With anecdotal evidence suggesting that many potential Surface buyers were avoiding the Surface RT version and holding out for Surface Windows 8 Pro, all that was missing was the release date. This week, Microsoft confirmed that the professional version will finally be released on February 9.
Maybe the release date was … well released… this week in light of quarterly figures that were less than brilliant and which saw a lot of analysts questioning Windows 8 and its lackluster financial performance. Whatever it was though, there seems to be little doubt that many people have held off over concerns on the lack of access to regular Windows, despite the inclusion of Office RT.
The release will be initially available at all Microsoft retail stores, as well as microsoftstore.com, Staples and Best Buy in the US, as well as a number of other unidentified retailers in Canada.
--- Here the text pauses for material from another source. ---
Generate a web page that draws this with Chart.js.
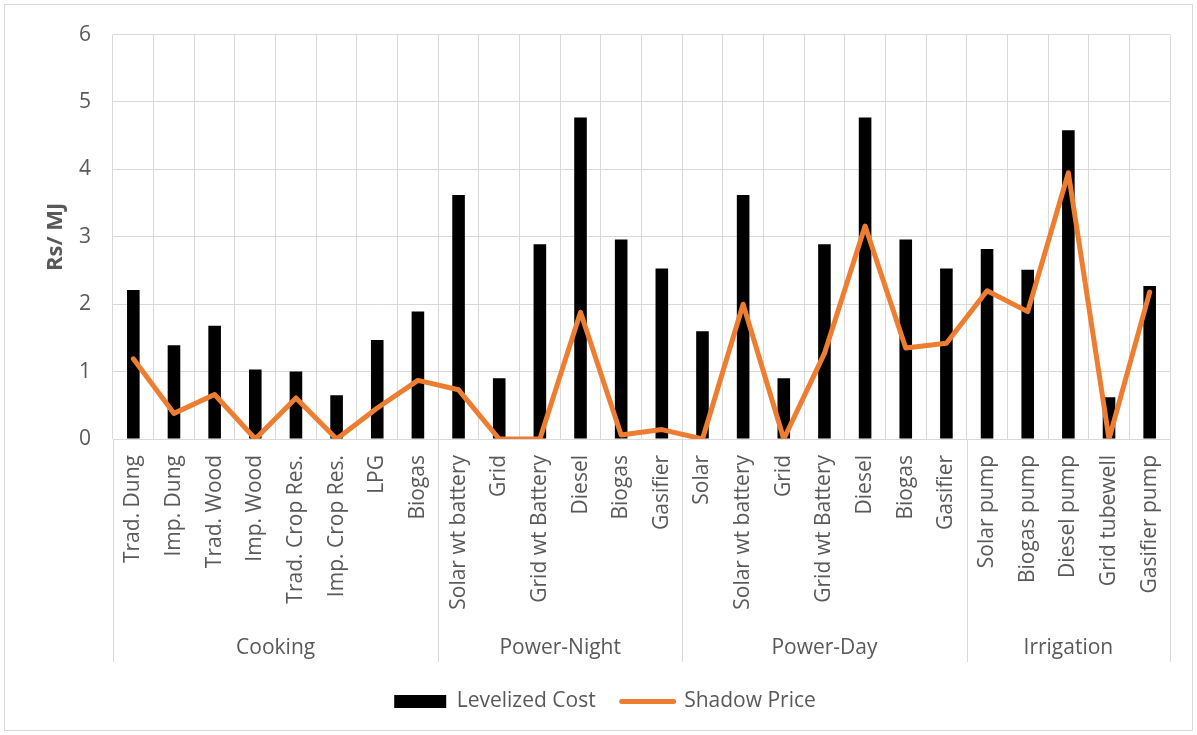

There is no indication yet as to whether or not it will be available in Europe from that date, but if not, it can’t be a long time coming, with tech stores in Paris for example, already talking up a storm about it, even though they haven’t been told when it will land.
Surface Windows 8 Pro
Holding off on the RT version looks like a good move. RT will still be available in a new 64GB standalone version for an estimated retail price of US$ 599. Whether the price difference between RT and the Surface Pro will convince people to stick to the cheaper option has yet to be seen, but at US$ 899 for the 64G version and US $999 for the 128G version, it’s bound to make some people think twice.
If you’re looking for power however, then the Surface Pro is the way to go and Microsoft does appear to be pushing it in the direction of its business customers and CIO’s who are looking to replace their current stock of PC’s with something more mobile.
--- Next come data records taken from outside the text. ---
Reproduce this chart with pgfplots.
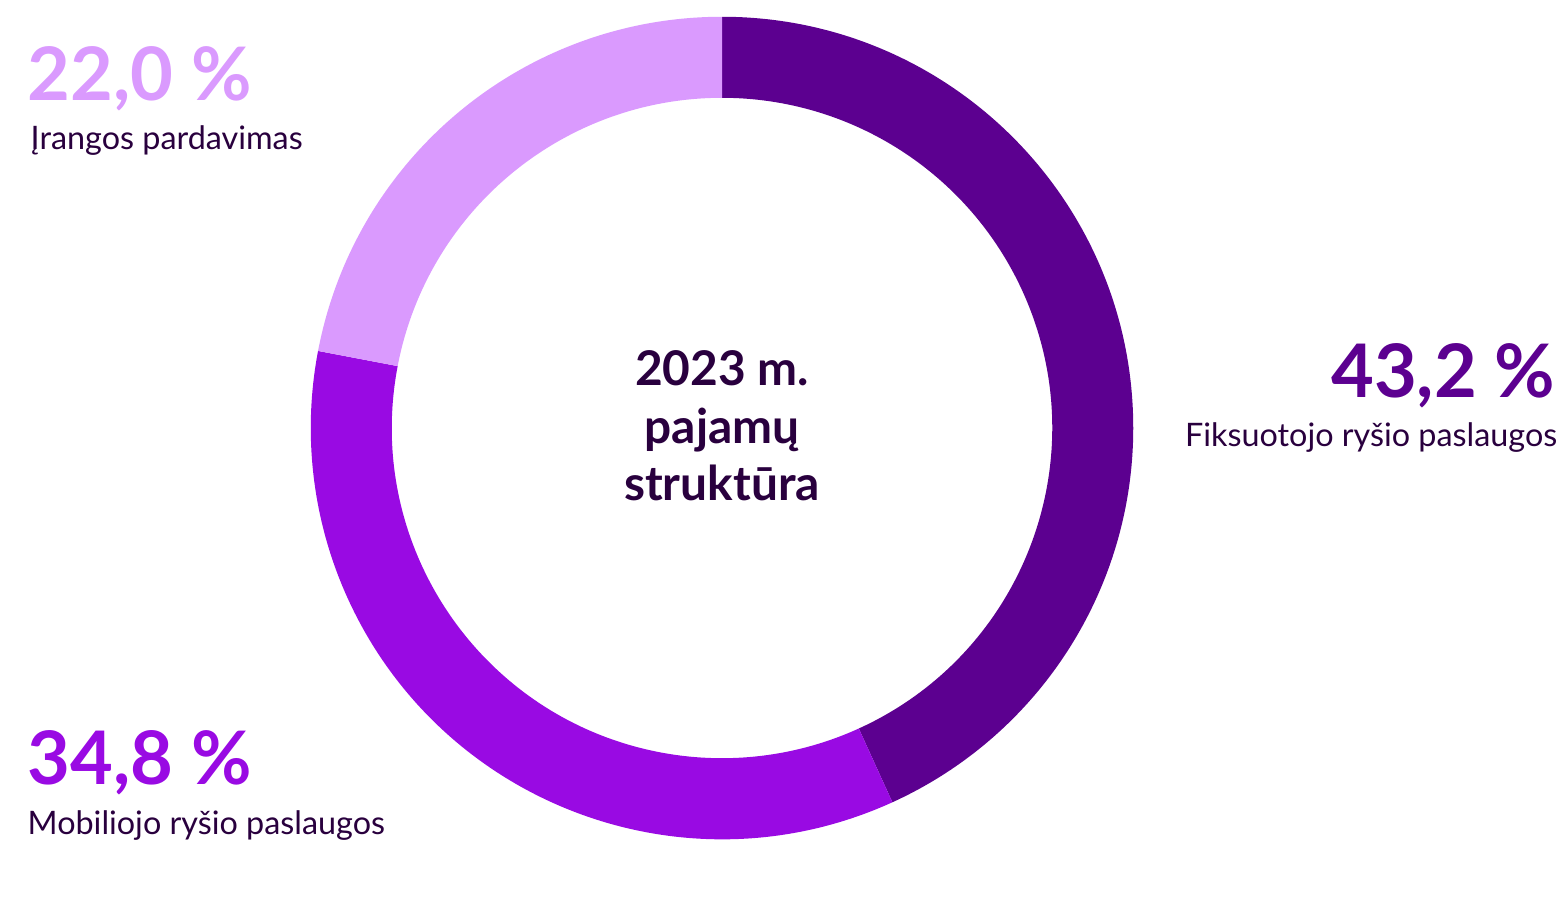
\documentclass[border=0pt]{standalone}
\usepackage{pgfplots}
\usepackage{pgfplotstable}
\pgfplotsset{compat=1.18}
\usepackage{fontspec}
\setmainfont{Lato}
\definecolor{deep}{HTML}{5C0090}
\definecolor{core}{HTML}{990AE3}
\definecolor{light}{HTML}{DA9AFE}
\definecolor{ink}{HTML}{29003E}

% pajamu strukturos dalys, proc.
\pgfplotstableread{
share
43.2
34.8
22.0
}\sharetable

\pgfplotstablegetelem{0}{share}\of\sharetable \let\shA\pgfplotsretval
\pgfplotstablegetelem{1}{share}\of\sharetable \let\shB\pgfplotsretval
\pgfplotstablegetelem{2}{share}\of\sharetable \let\shC\pgfplotsretval
% kampai, pradedant nuo virsaus pagal laikrodzio rodykle
\pgfmathsetmacro\aA{90}
\pgfmathsetmacro\aB{90-3.6*\shA}
\pgfmathsetmacro\aC{\aB-3.6*\shB}
\pgfmathsetmacro\aD{\aC-3.6*\shC}

\newcommand{\seg}[3]{%
  \fill[#1] (axis cs:722,414) ++(#2:4.11cm)
    arc[start angle=#2, end angle=#3, radius=4.11cm]
    -- ++(#3+180:0.81cm)
    arc[start angle=#3, end angle=#2, radius=3.30cm] -- cycle;}
\newcommand{\pct}[1]{\pgfmathprintnumber[use comma,fixed,fixed zerofill,precision=1,assume math mode=true]{#1}\hspace{0.24em}\%}

\begin{document}
\begin{tikzpicture}
\begin{axis}[
    x=0.01cm, y=0.01cm,
    xmin=0, xmax=1568, ymin=0, ymax=842,
    hide axis, clip=false,
  ]
  \path (axis cs:0,0) rectangle (axis cs:1568,842);
  \seg{deep}{\aA}{\aB}
  \seg{core}{\aB}{\aC}
  \seg{light}{\aC}{\aD}

  % centras
  \node[anchor=base, inner sep=0pt, text=ink, font=\fontsize{13.6}{15}\selectfont\bfseries]
    at (axis cs:722,457) {2023 m.};
  \node[anchor=base, inner sep=0pt, text=ink, font=\fontsize{13.6}{15}\selectfont\bfseries]
    at (axis cs:722,399) {pajamų};
  \node[anchor=base, inner sep=0pt, text=ink, font=\fontsize{13.6}{15}\selectfont\bfseries]
    at (axis cs:722,342) {struktūra};

  % etiketes
  \node[anchor=base west, inner sep=0pt, text=light, font=\fontsize{21}{23}\selectfont\bfseries]
    at (axis cs:27,741) {\pct{\shC}};
  \node[anchor=base west, inner sep=0pt, text=ink, font=\fontsize{9.2}{11}\selectfont]
    at (axis cs:30,692) {Įrangos pardavimas};

  \node[anchor=base east, inner sep=0pt, text=deep, font=\fontsize{21}{23}\selectfont\bfseries]
    at (axis cs:1556,445) {\pct{\shA}};
  \node[anchor=base east, inner sep=0pt, text=ink, font=\fontsize{9.2}{11}\selectfont]
    at (axis cs:1558,396) {Fiksuotojo ryšio paslaugos};

  \node[anchor=base west, inner sep=0pt, text=core, font=\fontsize{21}{23}\selectfont\bfseries]
    at (axis cs:27,58) {\pct{\shB}};
  \node[anchor=base west, inner sep=0pt, text=ink, font=\fontsize{9.2}{11}\selectfont]
    at (axis cs:27,8) {Mobiliojo ryšio paslaugos};
\end{axis}
\end{tikzpicture}
\end{document}
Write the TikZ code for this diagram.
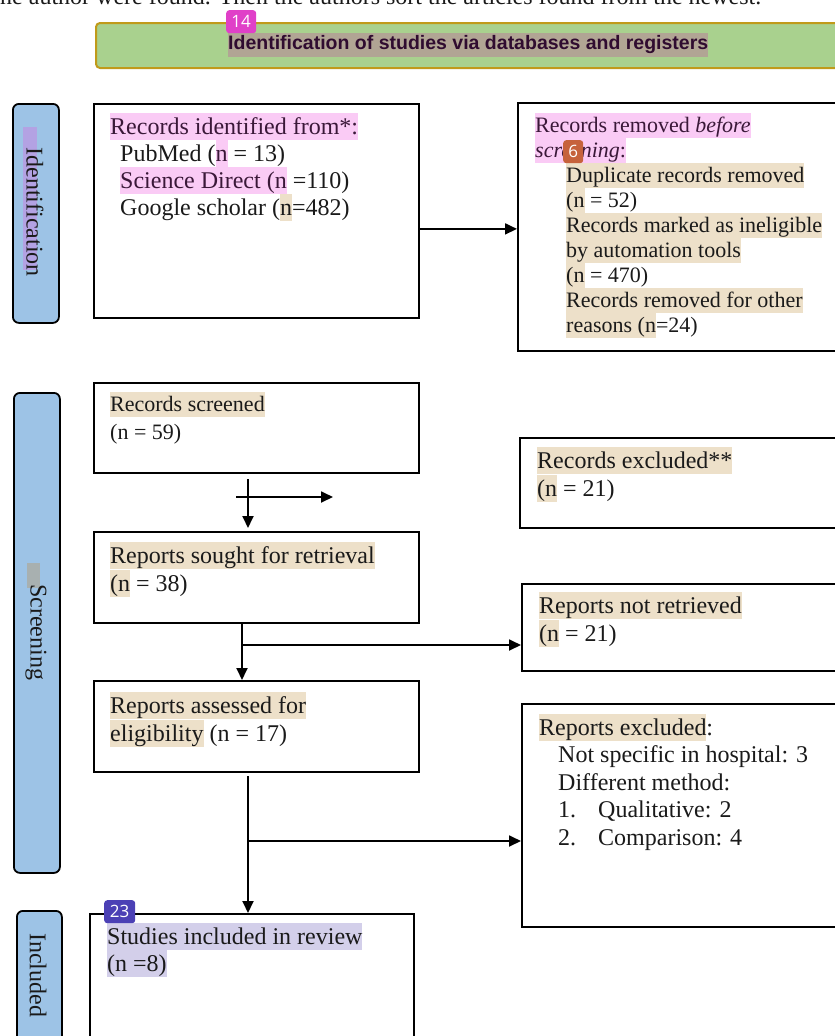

Surface Pro has the same basic design as the RT version but slightly thicker and about half a pound heavier, but the pay-back is that it is running an Ivy Bridge i5 processor that should enable it to run even the heaviest desktop applications.
According to Clint Boulton in the Wall Street Journal, Microsoft’s other divisions are already working in conjunction with the Surface team to ensure that all of Microsoft’s business applications will be available on the new Surface. Citing Stella Chernyak, a senior director of Windows Enterprise, Boulton said Microsoft is already working on making two of the most important business packages available for Surface Pro, notably Office and Dynamics.
Meanwhile, RT will is also being made available in 13 other markets — including Austria, Belgium, Denmark, Finland, Ireland, Italy, Luxembourg, the Netherlands, Norway, Portugal, Spain, Sweden and Switzerland.